What the task asks: What you return should match every record exactly, with the images removed.

Charts and diagrams as code:
==*==

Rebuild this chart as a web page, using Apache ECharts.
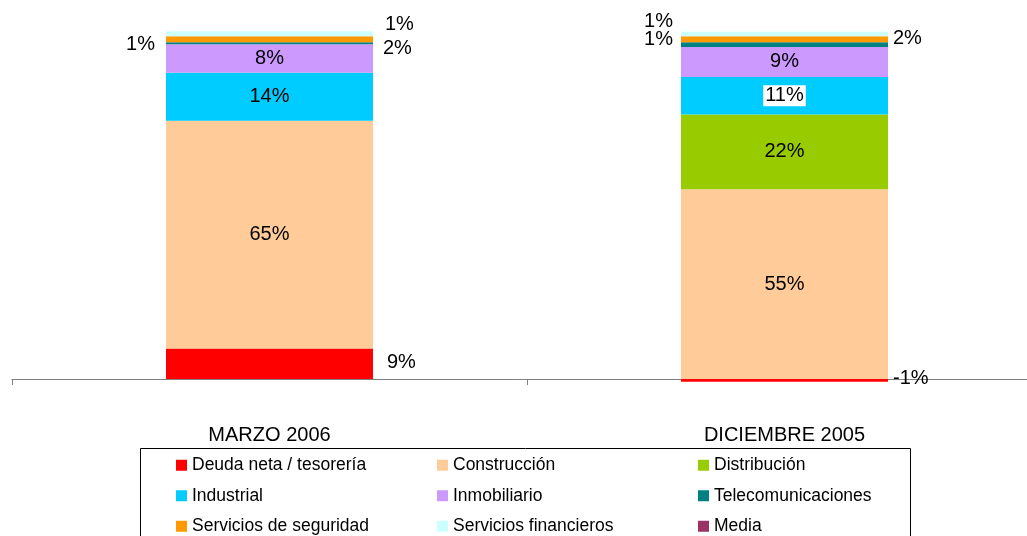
<!DOCTYPE html>
<html>
<head>
<meta charset="utf-8">
<script src="https://cdn.jsdelivr.net/npm/echarts@6/dist/echarts.min.js"></script>
<style>
  html, body { margin: 0; padding: 0; background: #fff; }
  #chart { width: 1027px; height: 536px; }
</style>
</head>
<body>
<div id="chart"></div>
<script>
// categorías
var categories = ['MARZO 2006', 'DICIEMBRE 2005'];

// valores (%)
var deuda = [8.8, -0.8];
var construccion = [65.4, 54.5];
var distribucion = [null, 21.5];
var industrial = [13.8, 10.8];
var inmobiliario = [8.2, 8.6];
var telecomunicaciones = [0.6, 1.4];
var seguridad = [1.7, 1.7];
var financieros = [1.4, 1.3];
var media = [null, null];

var seriesNames = ['Deuda neta / tesorería', 'Construcción', 'Distribución', 'Industrial',
    'Inmobiliario', 'Telecomunicaciones', 'Servicios de seguridad', 'Servicios financieros', 'Media'];
var seriesData = [deuda, construccion, distribucion, industrial, inmobiliario,
    telecomunicaciones, seguridad, financieros, media];
var colors = ['#FF0000', '#FFCC99', '#99CC00', '#00CCFF', '#CC99FF', '#008080', '#FF9900', '#CCFFFF', '#993366'];

// colocación de etiquetas fuera de la barra (null = dentro)
var labelSpec = {
    'Deuda neta / tesorería': [{ position: 'right', distance: 14, offset: [0, -1] }, { position: 'right', distance: 5, offset: [0, -2] }],
    'Industrial': [null, { backgroundColor: '#fff', padding: [1, 2, 0, 2] }],
    'Telecomunicaciones': [{ position: 'left', distance: 11, offset: [0, 1] }, { position: 'left', distance: 8, offset: [0, -5] }],
    'Servicios de seguridad': [{ position: 'right', distance: 10, offset: [0, 9] }, { position: 'right', distance: 5, offset: [0, -1] }],
    'Servicios financieros': [{ position: 'right', distance: 12, offset: [0, -9] }, { position: 'left', distance: 8, offset: [0, -12] }]
};

var font = '"Liberation Sans", Arial, sans-serif';

var series = seriesNames.map(function (name, i) {
    var specs = labelSpec[name] || [];
    return {
        name: name,
        type: 'bar',
        stack: 'total',
        barWidth: 207,
        itemStyle: { color: colors[i] },
        label: {
            show: true,
            position: 'inside',
            color: '#000',
            fontSize: 20,
            fontFamily: font,
            formatter: function (p) { return Math.round(p.value) + '%'; }
        },
        data: seriesData[i].map(function (v, j) {
            var item = { value: v };
            if (specs[j]) item.label = specs[j];
            return item;
        })
    };
});

var chart = echarts.init(document.getElementById('chart'));
chart.setOption({
    animation: false,
    grid: { left: 12, width: 1030, top: 31, bottom: 150, outerBoundsMode: 'none', containLabel: false },
    xAxis: {
        type: 'category',
        data: categories,
        axisLine: { lineStyle: { color: '#808080', width: 1 } },
        axisTick: { show: true, length: 6, lineStyle: { color: '#808080' } },
        axisLabel: { margin: 39, color: '#000', fontSize: 20, fontFamily: font }
    },
    yAxis: {
        type: 'value',
        min: -2,
        max: 100,
        show: false,
        splitLine: { show: false }
    },
    legend: {
        left: 171,
        top: 450,
        width: 800,
        itemWidth: 11,
        itemHeight: 11,
        itemGap: 10,
        icon: 'rect',
        data: seriesNames,
        textStyle: { color: '#000', fontSize: 17.5, fontFamily: font, width: 235, lineHeight: 20.5 }
    },
    graphic: [{
        type: 'rect',
        shape: { x: 140.5, y: 448.5, width: 770, height: 100 },
        style: { fill: 'none', stroke: '#000', lineWidth: 1 },
        silent: true
    }],
    series: series
});
</script>
</body>
</html>
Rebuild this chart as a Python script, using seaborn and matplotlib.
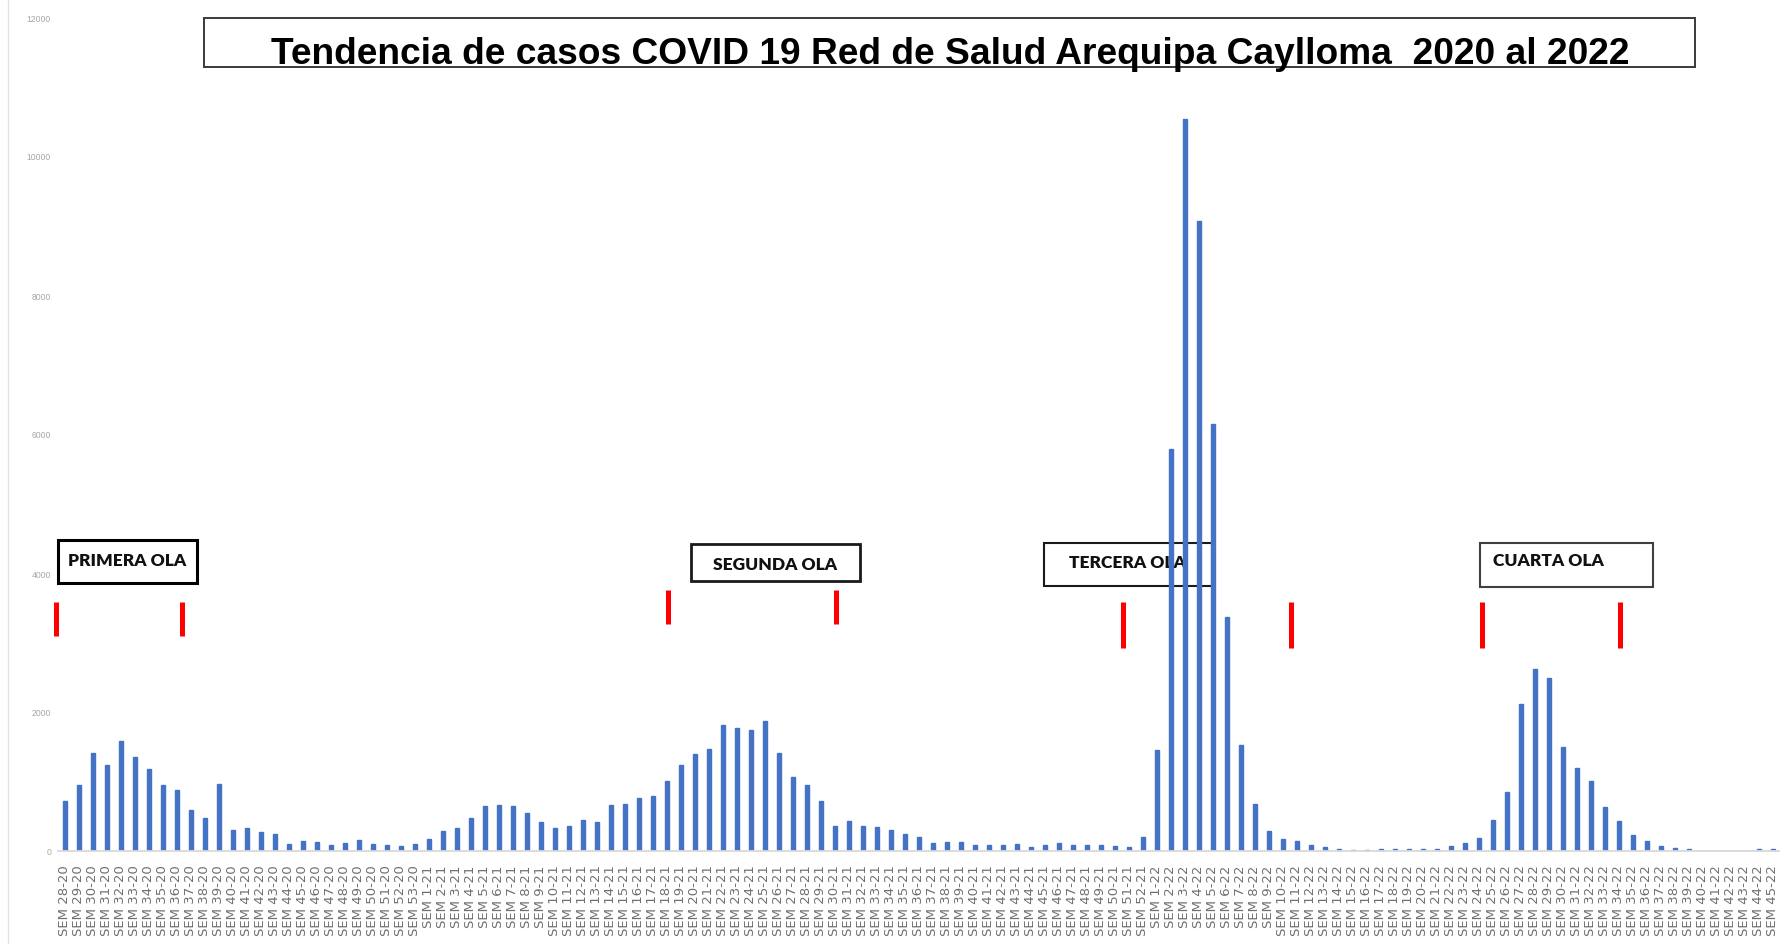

==*==

Complete response:
Rebuild this chart as a web page, using Apache ECharts.
<!DOCTYPE html>
<html>
<head>
<meta charset="utf-8">
<script src="https://cdn.jsdelivr.net/npm/echarts@6/dist/echarts.min.js"></script>
<style>
  html, body { margin: 0; padding: 0; background: #fff; }
  #chart { width: 1027px; height: 536px; }
</style>
</head>
<body>
<div id="chart"></div>
<script>
// categorías
var categories = ['MARZO 2006', 'DICIEMBRE 2005'];

// valores (%)
var deuda = [8.8, -0.8];
var construccion = [65.4, 54.5];
var distribucion = [null, 21.5];
var industrial = [13.8, 10.8];
var inmobiliario = [8.2, 8.6];
var telecomunicaciones = [0.6, 1.4];
var seguridad = [1.7, 1.7];
var financieros = [1.4, 1.3];
var media = [null, null];

var seriesNames = ['Deuda neta / tesorería', 'Construcción', 'Distribución', 'Industrial',
    'Inmobiliario', 'Telecomunicaciones', 'Servicios de seguridad', 'Servicios financieros', 'Media'];
var seriesData = [deuda, construccion, distribucion, industrial, inmobiliario,
    telecomunicaciones, seguridad, financieros, media];
var colors = ['#FF0000', '#FFCC99', '#99CC00', '#00CCFF', '#CC99FF', '#008080', '#FF9900', '#CCFFFF', '#993366'];

// colocación de etiquetas fuera de la barra (null = dentro)
var labelSpec = {
    'Deuda neta / tesorería': [{ position: 'right', distance: 14, offset: [0, -1] }, { position: 'right', distance: 5, offset: [0, -2] }],
    'Industrial': [null, { backgroundColor: '#fff', padding: [1, 2, 0, 2] }],
    'Telecomunicaciones': [{ position: 'left', distance: 11, offset: [0, 1] }, { position: 'left', distance: 8, offset: [0, -5] }],
    'Servicios de seguridad': [{ position: 'right', distance: 10, offset: [0, 9] }, { position: 'right', distance: 5, offset: [0, -1] }],
    'Servicios financieros': [{ position: 'right', distance: 12, offset: [0, -9] }, { position: 'left', distance: 8, offset: [0, -12] }]
};

var font = '"Liberation Sans", Arial, sans-serif';

var series = seriesNames.map(function (name, i) {
    var specs = labelSpec[name] || [];
    return {
        name: name,
        type: 'bar',
        stack: 'total',
        barWidth: 207,
        itemStyle: { color: colors[i] },
        label: {
            show: true,
            position: 'inside',
            color: '#000',
            fontSize: 20,
            fontFamily: font,
            formatter: function (p) { return Math.round(p.value) + '%'; }
        },
        data: seriesData[i].map(function (v, j) {
            var item = { value: v };
            if (specs[j]) item.label = specs[j];
            return item;
        })
    };
});

var chart = echarts.init(document.getElementById('chart'));
chart.setOption({
    animation: false,
    grid: { left: 12, width: 1030, top: 31, bottom: 150, outerBoundsMode: 'none', containLabel: false },
    xAxis: {
        type: 'category',
        data: categories,
        axisLine: { lineStyle: { color: '#808080', width: 1 } },
        axisTick: { show: true, length: 6, lineStyle: { color: '#808080' } },
        axisLabel: { margin: 39, color: '#000', fontSize: 20, fontFamily: font }
    },
    yAxis: {
        type: 'value',
        min: -2,
        max: 100,
        show: false,
        splitLine: { show: false }
    },
    legend: {
        left: 171,
        top: 450,
        width: 800,
        itemWidth: 11,
        itemHeight: 11,
        itemGap: 10,
        icon: 'rect',
        data: seriesNames,
        textStyle: { color: '#000', fontSize: 17.5, fontFamily: font, width: 235, lineHeight: 20.5 }
    },
    graphic: [{
        type: 'rect',
        shape: { x: 140.5, y: 448.5, width: 770, height: 100 },
        style: { fill: 'none', stroke: '#000', lineWidth: 1 },
        silent: true
    }],
    series: series
});
</script>
</body>
</html>
Rebuild this chart as a Python script, using seaborn and matplotlib.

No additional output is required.